The Decisiveness Dilemma

"Decisiveness" is said to be an attractive feature in men. He's supposed to know what he wants, especially when it comes to his relationship with a woman, say he wants it, and then accept whatever results from his boldness. But what exactly constitutes decisiveness?

The Decisiveness Dilemma

This is more complicated than people think. I don't disagree that it's good for a guy to be decisive, but decisiveness isn't magic. When confronted with the statement that "if he doesn't want to ask her out, then he doesn't truly love her," he can ask himself if that statement is relevant. In a lot of cases if a guy "asks a girl out" the two don't really know each other, but could go out to open-mindedly get to know each other.
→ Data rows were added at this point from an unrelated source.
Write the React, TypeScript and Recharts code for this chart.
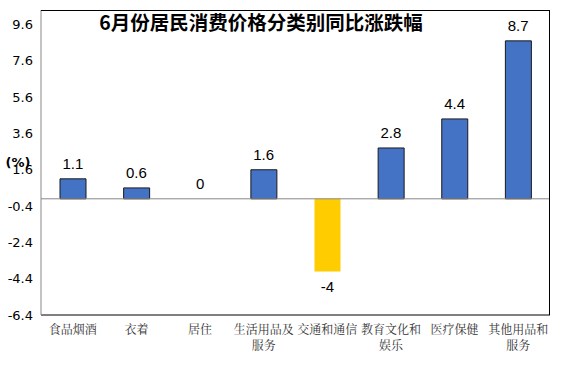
import React from 'react';
import { ComposedChart, Bar, Line, XAxis, YAxis, Cell, LabelList, ReferenceLine, Customized } from 'recharts';

const categories = ['食品烟酒', '衣着', '居住', '生活用品及服务', '交通和通信', '教育文化和娱乐', '医疗保健', '其他用品和服务'];
const categoryLines = [['食品烟酒'], ['衣着'], ['居住'], ['生活用品及', '服务'], ['交通和通信'], ['教育文化和', '娱乐'], ['医疗保健'], ['其他用品和', '服务']];
const values = [1.1, 0.6, 0, 1.6, -4, 2.8, 4.4, 8.7];
const yTicks = [-6.4, -4.4, -2.4, -0.4, 1.6, 3.6, 5.6, 7.6, 9.6];
const title = '6月份居民消费价格分类别同比涨跌幅';
const unit = '(%)';

const W = 574;
const H = 374;
const M = { top: 10, right: 24, bottom: 0, left: 0 };
const Y_AXIS_W = 41;
const X_AXIS_H = 59;

const data = categories.map((c, i) => ({ name: c, idx: i, value: values[i] }));

const XTick = (props: any) => {
  const { x, y, payload } = props;
  const lines = categoryLines[payload.index] || [payload.value];
  return (
    <g>
      {lines.map((l: string, k: number) => (
        <text key={k} x={x} y={y + 11 + k * 16} textAnchor="middle" fontSize={12} fill="#333"
          fontFamily="'Noto Serif CJK SC', 'Noto Sans CJK SC', serif">{l}</text>
      ))}
    </g>
  );
};

const ValueLabel = (props: any) => {
  const { x, y, value } = props;
  const neg = value < 0;
  return (
    <text x={x} y={neg ? y + 21 : y - 10} textAnchor="middle" fontSize={15} fill="#000"
      fontFamily="'Liberation Sans', Arial, sans-serif">{value}</text>
  );
};

const Overlay = () => (
  <g>
    <text x={261} y={30} textAnchor="middle" fontSize={19.5} fontWeight="bold" fill="#000"
      fontFamily="'Noto Sans CJK SC', sans-serif">{title}</text>
    <text x={18} y={167} textAnchor="middle" fontSize={13} fontWeight="bold" fill="#000"
      fontFamily="'DejaVu Sans', sans-serif">{unit}</text>
  </g>
);

export default function App() {
  const left = M.left + Y_AXIS_W;
  const top = M.top;
  const plotW = W - M.right - left;
  const plotH = H - M.bottom - X_AXIS_H - top;
  return (
    <div style={{ position: 'absolute', left: 0, top: 0, width: W, height: H, background: '#fff' }}>
      <ComposedChart width={W} height={H} data={data} margin={M}>
        <XAxis dataKey="name" height={X_AXIS_H} tickLine={false} interval={0}
          axisLine={{ stroke: '#000', strokeWidth: 1 }} tick={<XTick />} />
        <YAxis width={Y_AXIS_W} domain={[-6.4, 10.4]} ticks={yTicks} tickLine={false} interval={0}
          axisLine={{ stroke: '#888', strokeWidth: 1 }} allowDataOverflow
          tick={{ fontSize: 13, fill: '#000', fontFamily: "'DejaVu Sans', sans-serif" }}
          tickFormatter={(v: number) => v.toFixed(1)} />
        <ReferenceLine y={0} stroke="#888" strokeWidth={1} />
        <Bar dataKey="value" barSize={26} isAnimationActive={false}>
          {data.map((d, i) => (
            <Cell key={i} fill={d.value < 0 ? '#FFCC00' : '#4472C4'} stroke={d.value < 0 ? 'none' : '#1a1a1a'} strokeWidth={1} />
          ))}
        </Bar>
        <Line dataKey="value" stroke="none" dot={false} activeDot={false} isAnimationActive={false} legendType="none">
          <LabelList dataKey="value" content={<ValueLabel />} />
        </Line>
        <Customized component={Overlay} />
      </ComposedChart>
      <div style={{
        position: 'absolute', left: left, top: top - 0.5, width: plotW, height: plotH,
        borderTop: '1px solid #000', borderRight: '1px solid #000', pointerEvents: 'none', boxSizing: 'border-box',
      }} />
    </div>
  );
}
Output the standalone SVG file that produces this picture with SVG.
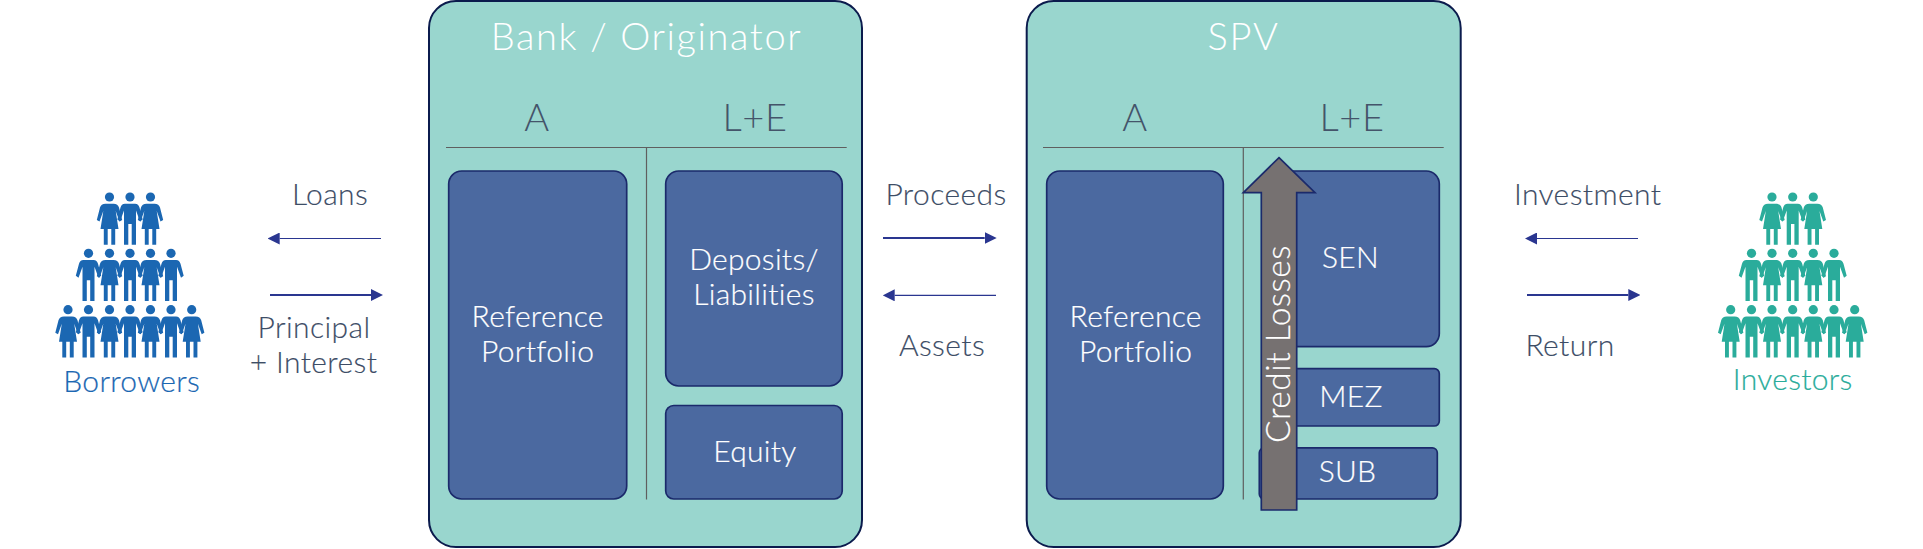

But since he doesn't know her, he's not in a position to decide whether or not he "loves" her. He can decide whether or not he's physically attracted to her, but from what I hear that isn't entirely what girls want when they say they want "love" or the guy to be "decisive on whether or not he loves her." Give him a chance to get to know you, then when he's actually in a position to decide, then decisiveness is on him. I'm not gonna blindly buy a car without test driving it just for the sake of being decisive, nor am I gonna just not buy a car. I'm gonna test drive a car, decide if I want it, and if so, buy it.

This is also the girl's opportunity to do the same thing. Get to know him and see if he's the kind for her.